The hotel typically charges $109 to $139 this time of year. The discount under the weather promotion is for single or double occupancy, subject to room availability and not applicable to groups or prior discounted deals.
"Summers are generally pretty slow, and everybody's very competitive in New York City in the hotel business, and rates are down 30 percent from what they were a year ago," said Barry Mann, general manager of the New Yorker. "So, since they're down that far, getting down to the $99 and $90 rate, I say, 'What the hell, let's take a chance, because the temperature in August is usually 85 to 86 degrees. And the worst that can happen is we lose a few bucks more on these special rates."

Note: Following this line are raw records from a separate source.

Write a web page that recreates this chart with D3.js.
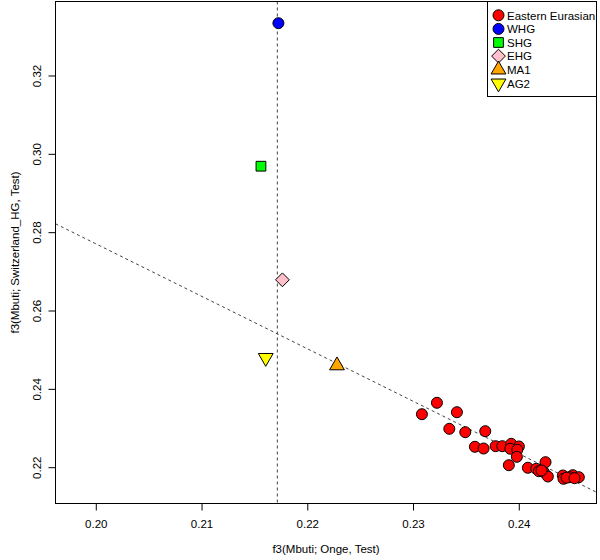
<!DOCTYPE html>
<html>
<head>
<meta charset="utf-8">
<script src="https://cdn.jsdelivr.net/npm/d3@7/dist/d3.min.js"></script>
<style>
	body{ margin: 0; background: #fff; }
	svg{ display: block; font-family: "Liberation Sans", Arial, Helvetica, sans-serif; }
</style>
</head>
<body>
<svg id="chart" width="600" height="560"></svg>
<script>
// eastern eurasian populations
var eastX = [0.23084, 0.23226, 0.23415, 0.23343, 0.23494, 0.23683, 0.23585, 0.23667, 0.23781, 0.23844,
	0.23929, 0.24001, 0.23920, 0.23986, 0.23982, 0.23906, 0.24086, 0.24165, 0.24253, 0.24190,
	0.24237, 0.24275, 0.24417, 0.24511, 0.24568, 0.24423, 0.24480, 0.24215, 0.24452, 0.24527];
var eastY = [0.23353, 0.23644, 0.23404, 0.22980, 0.22894, 0.22919, 0.22521, 0.22477, 0.22536, 0.22536,
	0.22597, 0.22529, 0.22470, 0.22444, 0.22265, 0.22051, 0.21985, 0.21959, 0.22128, 0.21898,
	0.21873, 0.21763, 0.21788, 0.21796, 0.21745, 0.21704, 0.21745, 0.21915, 0.21732, 0.21719];

// ancient samples
var ancientNames = ["WHG", "SHG", "EHG", "MA1", "AG2"];
var ancientX = [0.21727, 0.21562, 0.21765, 0.22281, 0.21607];
var ancientY = [0.33335, 0.29684, 0.26784, 0.24596, 0.24793];

var legendNames = ["Eastern Eurasian", "WHG", "SHG", "EHG", "MA1", "AG2"];
var legendShapes = ["circle", "circle", "square", "diamond", "up", "down"];
var legendColors = ["#ff0000", "#0000ff", "#00ff00", "#ffc0cb", "#ffa500", "#ffff00"];

var xTicks = [0.20, 0.21, 0.22, 0.23, 0.24];
var yTicks = [0.22, 0.24, 0.26, 0.28, 0.30, 0.32];
var xLim = [0.19619, 0.24735];
var yLim = [0.21073, 0.33889];

// reference lines
var vLineX = 0.21717;
var ablineA = 0.54498;
var ablineB = -1.3397;

var plotL = 55.5, plotR = 596.5, plotT = 1.5, plotB = 503.5;
var R = 5.5;
var fontSize = 11.5;

var svg = d3.select("#chart");

var x = d3.scaleLinear().domain(xLim).range([plotL, plotR]);
var y = d3.scaleLinear().domain(yLim).range([plotB, plotT]);

// R style pch shapes (21-25)
function shapePath(shape, r){
	if(shape === "circle"){
		return "M" + r + ",0A" + r + "," + r + " 0 1,1 " + (-r) + ",0A" + r + "," + r + " 0 1,1 " + r + ",0Z";
	}
	if(shape === "square"){
		var s = r * 0.88622;
		return "M" + (-s) + "," + (-s) + "H" + s + "V" + s + "H" + (-s) + "Z";
	}
	if(shape === "diamond"){
		var dm = r * 1.25331;
		return "M0," + (-dm) + "L" + dm + ",0L0," + dm + "L" + (-dm) + ",0Z";
	}
	var t0 = r * 1.5551, t1 = r * 1.3468, t2 = r * 0.7776;
	if(shape === "up"){
		return "M0," + (-t0) + "L" + t1 + "," + t2 + "L" + (-t1) + "," + t2 + "Z";
	}
	return "M0," + t0 + "L" + t1 + "," + (-t2) + "L" + (-t1) + "," + (-t2) + "Z";
}

svg.append("clipPath")
	.attr("id", "plotclip")
	.append("rect")
		.attr("x", plotL)
		.attr("y", plotT)
		.attr("width", plotR - plotL)
		.attr("height", plotB - plotT);

var lines = svg.append("g").attr("clip-path", "url(#plotclip)");

lines.append("line")
	.attr("x1", x(vLineX))
	.attr("x2", x(vLineX))
	.attr("y1", plotT)
	.attr("y2", plotB)
	.attr("stroke", "#444")
	.attr("stroke-width", 1)
	.attr("stroke-dasharray", "3,3");

lines.append("line")
	.attr("x1", x(xLim[0]))
	.attr("y1", y(ablineA + ablineB * xLim[0]))
	.attr("x2", x(xLim[1]))
	.attr("y2", y(ablineA + ablineB * xLim[1]))
	.attr("stroke", "#444")
	.attr("stroke-width", 1)
	.attr("stroke-dasharray", "3,3");

var eastData = eastX.map(function(d, i){
	return {x: d, y: eastY[i]};
});

svg.append("g")
	.selectAll("path")
	.data(eastData)
	.enter()
	.append("path")
		.attr("d", shapePath("circle", R))
		.attr("transform", function(d){
			return "translate(" + x(d.x) + "," + y(d.y) + ")";
		})
		.attr("fill", legendColors[0])
		.attr("stroke", "#000")
		.attr("stroke-width", 1);

var ancientData = ancientNames.map(function(d, i){
	var k = legendNames.indexOf(d);
	return {name: d, x: ancientX[i], y: ancientY[i], shape: legendShapes[k], color: legendColors[k]};
});

svg.append("g")
	.selectAll("path")
	.data(ancientData)
	.enter()
	.append("path")
		.attr("d", function(d){
			return shapePath(d.shape, R);
		})
		.attr("transform", function(d){
			return "translate(" + x(d.x) + "," + y(d.y) + ")";
		})
		.attr("fill", function(d){
			return d.color;
		})
		.attr("stroke", "#000")
		.attr("stroke-width", 1);

// axes
var xAxis = svg.append("g")
	.attr("transform", "translate(0," + plotB + ")")
	.call(d3.axisBottom(x).tickValues(xTicks).tickSize(7).tickPadding(9).tickFormat(d3.format(".2f")));

var yAxis = svg.append("g")
	.attr("transform", "translate(" + plotL + ",0)")
	.call(d3.axisLeft(y).tickValues(yTicks).tickSize(7).tickFormat(d3.format(".2f")));

xAxis.select(".domain").remove();
yAxis.select(".domain").remove();

xAxis.selectAll("text")
	.attr("font-size", fontSize)
	.attr("font-family", "Liberation Sans, Arial, sans-serif")
	.attr("fill", "#000");

yAxis.selectAll("text")
	.attr("font-size", fontSize)
	.attr("font-family", "Liberation Sans, Arial, sans-serif")
	.attr("fill", "#000")
	.attr("text-anchor", "middle")
	.attr("dy", 0)
	.attr("x", 0)
	.attr("transform", "translate(-15,0) rotate(-90)");

svg.selectAll(".tick line").attr("stroke", "#000");

svg.append("rect")
	.attr("x", plotL)
	.attr("y", plotT)
	.attr("width", plotR - plotL)
	.attr("height", plotB - plotT)
	.attr("fill", "none")
	.attr("stroke", "#000")
	.attr("stroke-width", 1);

svg.append("text")
	.attr("x", (plotL + plotR) / 2)
	.attr("y", 553)
	.attr("text-anchor", "middle")
	.attr("font-size", fontSize)
	.text("f3(Mbuti; Onge, Test)");

svg.append("text")
	.attr("transform", "translate(19," + ((plotT + plotB) / 2) + ") rotate(-90)")
	.attr("text-anchor", "middle")
	.attr("font-size", fontSize)
	.text("f3(Mbuti; Switzerland_HG, Test)");

// legend
var legend = svg.append("g");

legend.append("rect")
	.attr("x", 487.5)
	.attr("y", plotT)
	.attr("width", plotR - 487.5)
	.attr("height", 95)
	.attr("fill", "#fff")
	.attr("stroke", "#000")
	.attr("stroke-width", 1);

var items = legend.selectAll(".item")
	.data(legendNames)
	.enter()
	.append("g")
		.attr("class", "item")
		.attr("transform", function(d, i){
			return "translate(498.5," + (15.3 + i * 13.6) + ")";
		});

items.append("path")
	.attr("d", function(d, i){
		return shapePath(legendShapes[i], R);
	})
	.attr("fill", function(d, i){
		return legendColors[i];
	})
	.attr("stroke", "#000")
	.attr("stroke-width", 1);

items.append("text")
	.attr("x", 8.5)
	.attr("y", 4.2)
	.attr("font-size", fontSize)
	.text(function(d){
		return d;
	});
</script>
</body>
</html>
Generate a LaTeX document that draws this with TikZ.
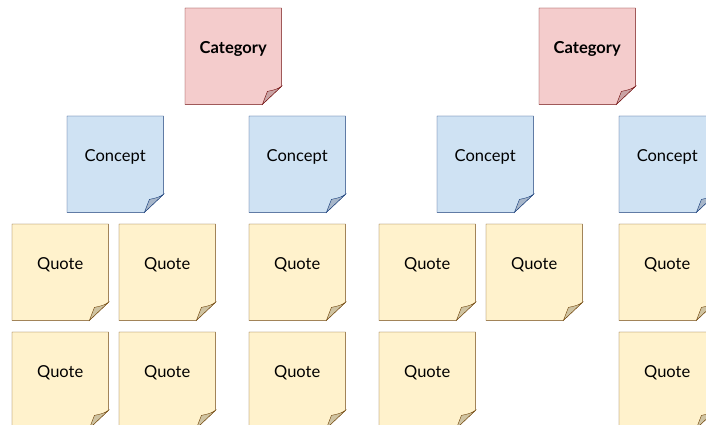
\documentclass[tikz,border=0pt]{standalone}
\usepackage{fontspec}
\setmainfont{Lato}
\definecolor{catfill}{HTML}{F4CCCC}
\definecolor{catdraw}{HTML}{700A0A}
\definecolor{catfold}{HTML}{C9A3A4}
\definecolor{confill}{HTML}{CFE2F3}
\definecolor{condraw}{HTML}{143A78}
\definecolor{confold}{HTML}{A7B6C9}
\definecolor{quofill}{HTML}{FFF2CC}
\definecolor{quodraw}{HTML}{70450A}
\definecolor{quofold}{HTML}{CFC3A1}
\tikzset{
  notebase/.style={minimum width=96pt, minimum height=96pt, inner sep=0pt, anchor=north west, draw=none},
  cat/.style={fill=catfill, draw=catdraw},
  catf/.style={fill=catfold, draw=catdraw},
  con/.style={fill=confill, draw=condraw},
  conf/.style={fill=confold, draw=condraw},
  quo/.style={fill=quofill, draw=quodraw},
  quof/.style={fill=quofold, draw=quodraw},
  notetext/.style={font=\fontsize{16.5}{18}\selectfont, inner sep=0pt},
  line join=miter, line width=1.1pt
}
% #1 name, #2 x, #3 y (top-left, px down), #4 style prefix, #5 text
\newcommand\stickynote[5]{%
  \node[notebase] (#1) at (#2pt,-#3pt) {};
  \path[#4] (#1.north west) -- (#1.north east) -- ([yshift=18pt]#1.south east)
     -- ([xshift=-19pt]#1.south east) -- (#1.south west) -- cycle;
  \path[#4f] ([yshift=18pt]#1.south east)
     .. controls ([xshift=-5pt,yshift=15pt]#1.south east) .. ([xshift=-14pt,yshift=13pt]#1.south east)
     .. controls ([xshift=-16pt,yshift=6pt]#1.south east) .. ([xshift=-19pt]#1.south east) -- cycle;
  \node[notetext] (#1t) at ([yshift=7pt]#1.center) {#5};
}
\begin{document}
\begin{tikzpicture}[x=1pt,y=1pt]
\clip (0,0) rectangle (706,-425);
% categories
\stickynote{cat1}{185}{8}{cat}{\bfseries Category}
\stickynote{cat2}{539}{8}{cat}{\bfseries Category}
% concepts
\stickynote{con1}{67}{116}{con}{Concept}
\stickynote{con2}{249}{116}{con}{Concept}
\stickynote{con3}{437}{116}{con}{Concept}
\stickynote{con4}{619}{116}{con}{Concept}
% quotes row 1
\stickynote{q11}{12}{224}{quo}{Quote}
\stickynote{q12}{119}{224}{quo}{Quote}
\stickynote{q13}{249}{224}{quo}{Quote}
\stickynote{q14}{379}{224}{quo}{Quote}
\stickynote{q15}{486}{224}{quo}{Quote}
\stickynote{q16}{619}{224}{quo}{Quote}
% quotes row 2
\stickynote{q21}{12}{332}{quo}{Quote}
\stickynote{q22}{119}{332}{quo}{Quote}
\stickynote{q23}{249}{332}{quo}{Quote}
\stickynote{q24}{379}{332}{quo}{Quote}
\stickynote{q26}{619}{332}{quo}{Quote}
\end{tikzpicture}
\end{document}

The New Yorker has little to lose. It is not paying The Weather Channel or weather.com for partnering in the promotion. But the media company is relying on travelers to check its site or channel before making travel arrangements.
Flournoy expects the New Yorker to track whether guests checked the weather on its site before making the reservation. But it is a small price to pay for a company that is looking to strike similar deals and boost its awareness.
"We at the Weather Channel are connected with business and vacation travelers," Flournoy said. "Communicating with hotels is the next logical step."
Using temperature as a lure, however, was the New Yorker team's idea after brainstorming with its agencies, including PR shop LVM Group, New York.
The "Chill Out" effort also took inspiration from another out-of-the-box promotion last year by the New Yorker. Called No Bull, it required the hotel to take $10 off the guest's bill if the stock market dropped 100 points. It was $20 off if the market plummeted 101 to 200 points. If the market dropped 500 points or more, the hotel offered a room on a higher floor with an open window.